[Source records]
--------------------------------
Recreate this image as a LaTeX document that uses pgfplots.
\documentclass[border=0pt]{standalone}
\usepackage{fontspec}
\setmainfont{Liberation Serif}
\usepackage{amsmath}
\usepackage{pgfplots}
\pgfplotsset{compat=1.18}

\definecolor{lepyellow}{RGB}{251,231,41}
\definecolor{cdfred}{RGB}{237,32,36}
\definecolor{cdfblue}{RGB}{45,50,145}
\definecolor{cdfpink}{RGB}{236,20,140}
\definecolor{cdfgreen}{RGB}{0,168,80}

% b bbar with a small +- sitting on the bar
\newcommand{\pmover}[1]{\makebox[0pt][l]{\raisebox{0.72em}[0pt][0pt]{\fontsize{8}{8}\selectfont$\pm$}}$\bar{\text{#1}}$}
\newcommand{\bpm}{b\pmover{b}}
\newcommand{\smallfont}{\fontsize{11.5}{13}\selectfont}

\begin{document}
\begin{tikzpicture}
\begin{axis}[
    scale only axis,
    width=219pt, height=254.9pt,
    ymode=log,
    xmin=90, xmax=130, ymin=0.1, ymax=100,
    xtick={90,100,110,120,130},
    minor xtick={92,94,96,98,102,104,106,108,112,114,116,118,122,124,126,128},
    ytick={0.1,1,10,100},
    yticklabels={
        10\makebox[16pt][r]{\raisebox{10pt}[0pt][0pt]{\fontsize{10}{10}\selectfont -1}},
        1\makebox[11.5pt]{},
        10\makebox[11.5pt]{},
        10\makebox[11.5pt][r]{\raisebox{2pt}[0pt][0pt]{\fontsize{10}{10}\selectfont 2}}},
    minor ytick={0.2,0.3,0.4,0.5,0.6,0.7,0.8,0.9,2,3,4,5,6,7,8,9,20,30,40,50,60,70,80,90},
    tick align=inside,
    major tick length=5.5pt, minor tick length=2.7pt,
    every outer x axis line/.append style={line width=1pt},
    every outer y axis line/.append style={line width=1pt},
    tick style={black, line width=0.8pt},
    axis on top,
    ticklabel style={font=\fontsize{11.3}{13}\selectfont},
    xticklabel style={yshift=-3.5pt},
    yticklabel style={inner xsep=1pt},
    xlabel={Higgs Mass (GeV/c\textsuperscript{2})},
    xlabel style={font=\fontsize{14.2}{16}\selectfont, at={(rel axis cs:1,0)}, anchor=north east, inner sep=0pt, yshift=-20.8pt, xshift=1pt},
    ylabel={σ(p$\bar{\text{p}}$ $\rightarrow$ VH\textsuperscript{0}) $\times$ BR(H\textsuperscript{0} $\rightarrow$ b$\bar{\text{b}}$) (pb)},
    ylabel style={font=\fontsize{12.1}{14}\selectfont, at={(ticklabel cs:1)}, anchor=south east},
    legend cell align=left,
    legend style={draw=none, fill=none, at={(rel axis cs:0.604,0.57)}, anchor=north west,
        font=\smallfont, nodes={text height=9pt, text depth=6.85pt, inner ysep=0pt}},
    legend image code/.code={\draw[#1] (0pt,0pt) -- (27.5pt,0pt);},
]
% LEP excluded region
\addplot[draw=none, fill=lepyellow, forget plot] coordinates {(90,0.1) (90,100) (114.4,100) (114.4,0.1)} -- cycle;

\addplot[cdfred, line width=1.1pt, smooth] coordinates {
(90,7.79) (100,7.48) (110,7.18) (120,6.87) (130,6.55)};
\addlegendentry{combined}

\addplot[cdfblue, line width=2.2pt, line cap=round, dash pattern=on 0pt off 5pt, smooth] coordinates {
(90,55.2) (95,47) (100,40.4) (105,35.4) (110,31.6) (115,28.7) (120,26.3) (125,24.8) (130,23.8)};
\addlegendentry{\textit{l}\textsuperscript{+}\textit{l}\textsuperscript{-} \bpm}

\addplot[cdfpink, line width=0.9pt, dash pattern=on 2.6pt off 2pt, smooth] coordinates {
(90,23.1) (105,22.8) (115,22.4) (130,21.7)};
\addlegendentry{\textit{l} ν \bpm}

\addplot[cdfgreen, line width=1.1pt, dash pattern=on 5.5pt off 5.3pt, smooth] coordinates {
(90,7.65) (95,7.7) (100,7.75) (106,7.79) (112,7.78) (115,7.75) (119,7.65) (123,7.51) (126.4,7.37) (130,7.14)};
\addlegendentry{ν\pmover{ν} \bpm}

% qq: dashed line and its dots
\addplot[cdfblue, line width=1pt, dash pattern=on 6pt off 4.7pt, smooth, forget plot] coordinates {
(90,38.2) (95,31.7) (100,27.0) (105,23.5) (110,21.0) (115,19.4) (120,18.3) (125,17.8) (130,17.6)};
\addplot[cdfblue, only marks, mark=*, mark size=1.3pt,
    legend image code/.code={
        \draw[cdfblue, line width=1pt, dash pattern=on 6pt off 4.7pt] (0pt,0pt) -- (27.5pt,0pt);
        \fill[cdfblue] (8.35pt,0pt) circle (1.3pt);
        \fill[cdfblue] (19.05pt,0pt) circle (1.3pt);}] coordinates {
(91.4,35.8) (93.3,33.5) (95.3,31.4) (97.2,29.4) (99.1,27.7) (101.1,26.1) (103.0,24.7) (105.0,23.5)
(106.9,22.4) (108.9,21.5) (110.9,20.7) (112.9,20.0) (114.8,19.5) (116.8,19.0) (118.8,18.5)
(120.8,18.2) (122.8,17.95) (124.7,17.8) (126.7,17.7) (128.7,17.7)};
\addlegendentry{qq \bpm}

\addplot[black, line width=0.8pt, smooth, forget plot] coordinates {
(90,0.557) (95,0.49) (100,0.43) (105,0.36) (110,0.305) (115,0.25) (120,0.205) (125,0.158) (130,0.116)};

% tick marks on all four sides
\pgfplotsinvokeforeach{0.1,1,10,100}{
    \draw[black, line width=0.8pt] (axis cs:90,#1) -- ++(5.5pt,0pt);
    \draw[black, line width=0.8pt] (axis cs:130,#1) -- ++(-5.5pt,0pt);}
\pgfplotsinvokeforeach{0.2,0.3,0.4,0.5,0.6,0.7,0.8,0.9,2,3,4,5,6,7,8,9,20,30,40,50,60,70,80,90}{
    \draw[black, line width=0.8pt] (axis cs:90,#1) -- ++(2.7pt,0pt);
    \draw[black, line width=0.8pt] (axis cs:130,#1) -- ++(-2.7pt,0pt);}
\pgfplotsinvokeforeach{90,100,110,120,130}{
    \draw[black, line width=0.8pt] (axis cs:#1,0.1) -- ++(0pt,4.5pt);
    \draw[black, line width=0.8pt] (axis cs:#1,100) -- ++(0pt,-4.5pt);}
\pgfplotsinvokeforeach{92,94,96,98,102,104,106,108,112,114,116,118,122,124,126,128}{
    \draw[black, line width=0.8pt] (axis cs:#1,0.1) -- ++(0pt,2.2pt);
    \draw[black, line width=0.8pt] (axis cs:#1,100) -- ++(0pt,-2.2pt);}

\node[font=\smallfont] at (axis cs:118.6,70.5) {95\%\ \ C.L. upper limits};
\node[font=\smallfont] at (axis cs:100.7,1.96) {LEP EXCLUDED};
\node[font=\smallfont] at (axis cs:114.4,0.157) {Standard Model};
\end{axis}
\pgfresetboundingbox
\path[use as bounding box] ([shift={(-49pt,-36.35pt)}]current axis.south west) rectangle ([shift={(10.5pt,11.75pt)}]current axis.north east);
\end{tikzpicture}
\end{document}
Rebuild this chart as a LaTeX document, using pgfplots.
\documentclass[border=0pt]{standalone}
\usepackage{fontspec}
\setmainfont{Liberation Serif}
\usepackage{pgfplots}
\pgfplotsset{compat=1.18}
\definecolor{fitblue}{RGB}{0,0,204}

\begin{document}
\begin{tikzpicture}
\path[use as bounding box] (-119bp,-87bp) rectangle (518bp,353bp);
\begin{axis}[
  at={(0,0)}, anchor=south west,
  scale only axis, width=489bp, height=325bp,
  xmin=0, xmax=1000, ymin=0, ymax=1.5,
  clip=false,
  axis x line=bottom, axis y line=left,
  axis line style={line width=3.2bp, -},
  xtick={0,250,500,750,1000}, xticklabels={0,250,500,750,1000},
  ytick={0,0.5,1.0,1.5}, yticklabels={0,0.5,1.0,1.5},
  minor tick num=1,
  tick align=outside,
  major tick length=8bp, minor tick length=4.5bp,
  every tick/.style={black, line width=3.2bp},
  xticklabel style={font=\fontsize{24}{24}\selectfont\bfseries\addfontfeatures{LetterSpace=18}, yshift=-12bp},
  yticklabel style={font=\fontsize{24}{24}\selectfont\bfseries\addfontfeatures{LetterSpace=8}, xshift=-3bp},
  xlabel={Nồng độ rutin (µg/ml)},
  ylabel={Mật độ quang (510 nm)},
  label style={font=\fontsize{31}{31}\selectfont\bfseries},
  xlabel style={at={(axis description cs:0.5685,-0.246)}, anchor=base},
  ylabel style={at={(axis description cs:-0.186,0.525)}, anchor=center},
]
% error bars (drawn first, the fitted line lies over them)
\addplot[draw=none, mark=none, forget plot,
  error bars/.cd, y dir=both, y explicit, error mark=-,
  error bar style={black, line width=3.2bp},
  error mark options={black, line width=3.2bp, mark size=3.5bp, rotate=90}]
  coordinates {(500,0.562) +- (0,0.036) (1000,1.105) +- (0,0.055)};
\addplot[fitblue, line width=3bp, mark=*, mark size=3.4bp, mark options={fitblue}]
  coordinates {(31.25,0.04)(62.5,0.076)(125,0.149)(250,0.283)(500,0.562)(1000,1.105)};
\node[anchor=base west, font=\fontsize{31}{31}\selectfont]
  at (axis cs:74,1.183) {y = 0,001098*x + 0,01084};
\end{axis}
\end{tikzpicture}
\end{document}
--------------------------------
▶ [Task to carry out] State the number of lines in the preceding entries that include the word "this". Provide nothing else.

▶ [The response] 2